↓↓↓

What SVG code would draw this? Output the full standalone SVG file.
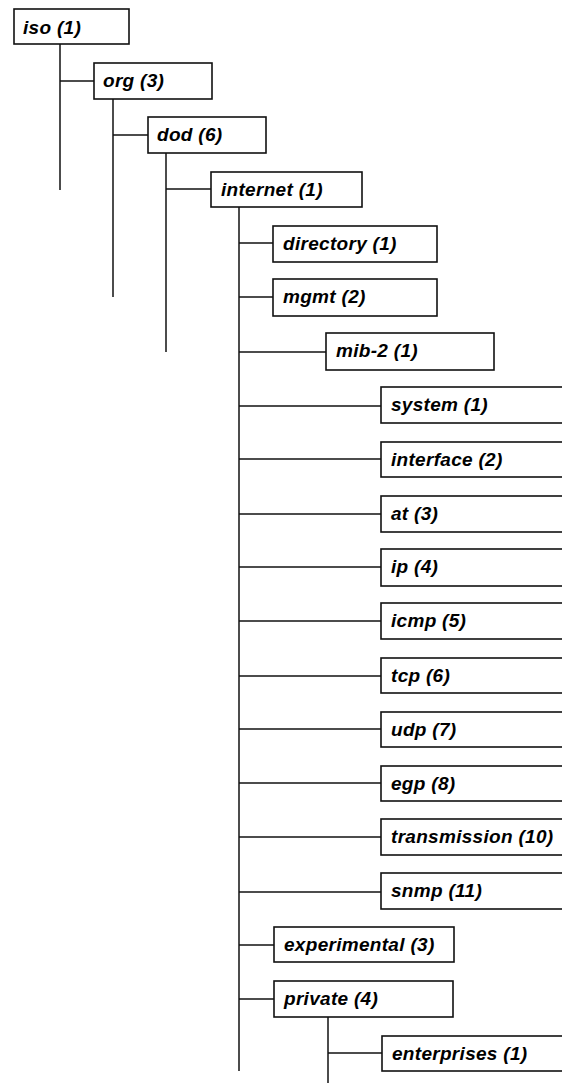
<svg xmlns="http://www.w3.org/2000/svg" width="562" height="1083" viewBox="0 0 562 1083">
<style>
rect{fill:#fff;stroke:#111;stroke-width:1.6}
text{font-family:"Liberation Sans",Arial,sans-serif;font-weight:bold;font-style:italic;font-size:19px;letter-spacing:0.3px;fill:#000}
.c line{stroke:#111;stroke-width:1.5}
</style>
<rect x="0" y="0" width="562" height="1083" style="fill:#fff;stroke:none"/>
<g class="c" id="connectors">
<line x1="60" y1="44" x2="60" y2="190"/><line x1="60" y1="81" x2="94" y2="81"/>
<line x1="113" y1="99" x2="113" y2="297"/><line x1="113" y1="135" x2="148" y2="135"/>
<line x1="166" y1="153" x2="166" y2="352"/><line x1="166" y1="189" x2="211" y2="189"/>
<line x1="239" y1="207" x2="239" y2="1071"/>
<line x1="239" y1="243" x2="273" y2="243"/>
<line x1="239" y1="297" x2="273" y2="297"/>
<line x1="239" y1="352" x2="326" y2="352"/>
<line x1="239" y1="406" x2="381" y2="406"/>
<line x1="239" y1="459" x2="381" y2="459"/>
<line x1="239" y1="514" x2="381" y2="514"/>
<line x1="239" y1="567" x2="381" y2="567"/>
<line x1="239" y1="621" x2="381" y2="621"/>
<line x1="239" y1="676" x2="381" y2="676"/>
<line x1="239" y1="729" x2="381" y2="729"/>
<line x1="239" y1="783" x2="381" y2="783"/>
<line x1="239" y1="837" x2="381" y2="837"/>
<line x1="239" y1="892" x2="381" y2="892"/>
<line x1="239" y1="945" x2="274" y2="945"/>
<line x1="239" y1="999" x2="274" y2="999"/>
<line x1="328" y1="1017" x2="328" y2="1083"/><line x1="328" y1="1053" x2="382" y2="1053"/>
</g>
<g id="iso"><rect x="14" y="9" width="115" height="35"/><text x="23" y="34">iso (1)</text></g>
<g id="org"><rect x="94" y="63" width="118" height="36"/><text x="103" y="87">org (3)</text></g>
<g id="dod"><rect x="148" y="117" width="118" height="36"/><text x="157" y="141">dod (6)</text></g>
<g id="internet"><rect x="211" y="172" width="151" height="35"/><text x="221" y="196">internet (1)</text></g>
<g id="directory"><rect x="273" y="226" width="164" height="36"/><text x="283" y="250">directory (1)</text></g>
<g id="mgmt"><rect x="273" y="279" width="164" height="37"/><text x="283" y="303">mgmt (2)</text></g>
<g id="mib-2"><rect x="326" y="333" width="168" height="37"/><text x="336" y="357">mib-2 (1)</text></g>
<g id="system"><rect x="381" y="387" width="200" height="36"/><text x="391" y="411">system (1)</text></g>
<g id="interface"><rect x="381" y="442" width="200" height="35"/><text x="391" y="466">interface (2)</text></g>
<g id="at"><rect x="381" y="496" width="200" height="36"/><text x="391" y="520">at (3)</text></g>
<g id="ip"><rect x="381" y="549" width="200" height="37"/><text x="391" y="573">ip (4)</text></g>
<g id="icmp"><rect x="381" y="603" width="200" height="36"/><text x="391" y="627">icmp (5)</text></g>
<g id="tcp"><rect x="381" y="658" width="200" height="35"/><text x="391" y="682">tcp (6)</text></g>
<g id="udp"><rect x="381" y="712" width="200" height="35"/><text x="391" y="736">udp (7)</text></g>
<g id="egp"><rect x="381" y="766" width="200" height="35"/><text x="391" y="790">egp (8)</text></g>
<g id="transmission"><rect x="381" y="819" width="200" height="36"/><text x="391" y="843">transmission (10)</text></g>
<g id="snmp"><rect x="381" y="873" width="200" height="36"/><text x="391" y="897">snmp (11)</text></g>
<g id="experimental"><rect x="274" y="927" width="180" height="35"/><text x="284" y="951">experimental (3)</text></g>
<g id="private"><rect x="274" y="981" width="179" height="36"/><text x="284" y="1005">private (4)</text></g>
<g id="enterprises"><rect x="382" y="1036" width="200" height="35"/><text x="392" y="1060">enterprises (1)</text></g>
</svg>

↑↑↑

* _What you are asked to do_:
Go through the listing above and write it all out exactly, leaving out any picture.

* _Solution below_:
What SVG code would draw this? Output the full standalone SVG file.
<svg xmlns="http://www.w3.org/2000/svg" width="562" height="1083" viewBox="0 0 562 1083">
<style>
rect{fill:#fff;stroke:#111;stroke-width:1.6}
text{font-family:"Liberation Sans",Arial,sans-serif;font-weight:bold;font-style:italic;font-size:19px;letter-spacing:0.3px;fill:#000}
.c line{stroke:#111;stroke-width:1.5}
</style>
<rect x="0" y="0" width="562" height="1083" style="fill:#fff;stroke:none"/>
<g class="c" id="connectors">
<line x1="60" y1="44" x2="60" y2="190"/><line x1="60" y1="81" x2="94" y2="81"/>
<line x1="113" y1="99" x2="113" y2="297"/><line x1="113" y1="135" x2="148" y2="135"/>
<line x1="166" y1="153" x2="166" y2="352"/><line x1="166" y1="189" x2="211" y2="189"/>
<line x1="239" y1="207" x2="239" y2="1071"/>
<line x1="239" y1="243" x2="273" y2="243"/>
<line x1="239" y1="297" x2="273" y2="297"/>
<line x1="239" y1="352" x2="326" y2="352"/>
<line x1="239" y1="406" x2="381" y2="406"/>
<line x1="239" y1="459" x2="381" y2="459"/>
<line x1="239" y1="514" x2="381" y2="514"/>
<line x1="239" y1="567" x2="381" y2="567"/>
<line x1="239" y1="621" x2="381" y2="621"/>
<line x1="239" y1="676" x2="381" y2="676"/>
<line x1="239" y1="729" x2="381" y2="729"/>
<line x1="239" y1="783" x2="381" y2="783"/>
<line x1="239" y1="837" x2="381" y2="837"/>
<line x1="239" y1="892" x2="381" y2="892"/>
<line x1="239" y1="945" x2="274" y2="945"/>
<line x1="239" y1="999" x2="274" y2="999"/>
<line x1="328" y1="1017" x2="328" y2="1083"/><line x1="328" y1="1053" x2="382" y2="1053"/>
</g>
<g id="iso"><rect x="14" y="9" width="115" height="35"/><text x="23" y="34">iso (1)</text></g>
<g id="org"><rect x="94" y="63" width="118" height="36"/><text x="103" y="87">org (3)</text></g>
<g id="dod"><rect x="148" y="117" width="118" height="36"/><text x="157" y="141">dod (6)</text></g>
<g id="internet"><rect x="211" y="172" width="151" height="35"/><text x="221" y="196">internet (1)</text></g>
<g id="directory"><rect x="273" y="226" width="164" height="36"/><text x="283" y="250">directory (1)</text></g>
<g id="mgmt"><rect x="273" y="279" width="164" height="37"/><text x="283" y="303">mgmt (2)</text></g>
<g id="mib-2"><rect x="326" y="333" width="168" height="37"/><text x="336" y="357">mib-2 (1)</text></g>
<g id="system"><rect x="381" y="387" width="200" height="36"/><text x="391" y="411">system (1)</text></g>
<g id="interface"><rect x="381" y="442" width="200" height="35"/><text x="391" y="466">interface (2)</text></g>
<g id="at"><rect x="381" y="496" width="200" height="36"/><text x="391" y="520">at (3)</text></g>
<g id="ip"><rect x="381" y="549" width="200" height="37"/><text x="391" y="573">ip (4)</text></g>
<g id="icmp"><rect x="381" y="603" width="200" height="36"/><text x="391" y="627">icmp (5)</text></g>
<g id="tcp"><rect x="381" y="658" width="200" height="35"/><text x="391" y="682">tcp (6)</text></g>
<g id="udp"><rect x="381" y="712" width="200" height="35"/><text x="391" y="736">udp (7)</text></g>
<g id="egp"><rect x="381" y="766" width="200" height="35"/><text x="391" y="790">egp (8)</text></g>
<g id="transmission"><rect x="381" y="819" width="200" height="36"/><text x="391" y="843">transmission (10)</text></g>
<g id="snmp"><rect x="381" y="873" width="200" height="36"/><text x="391" y="897">snmp (11)</text></g>
<g id="experimental"><rect x="274" y="927" width="180" height="35"/><text x="284" y="951">experimental (3)</text></g>
<g id="private"><rect x="274" y="981" width="179" height="36"/><text x="284" y="1005">private (4)</text></g>
<g id="enterprises"><rect x="382" y="1036" width="200" height="35"/><text x="392" y="1060">enterprises (1)</text></g>
</svg>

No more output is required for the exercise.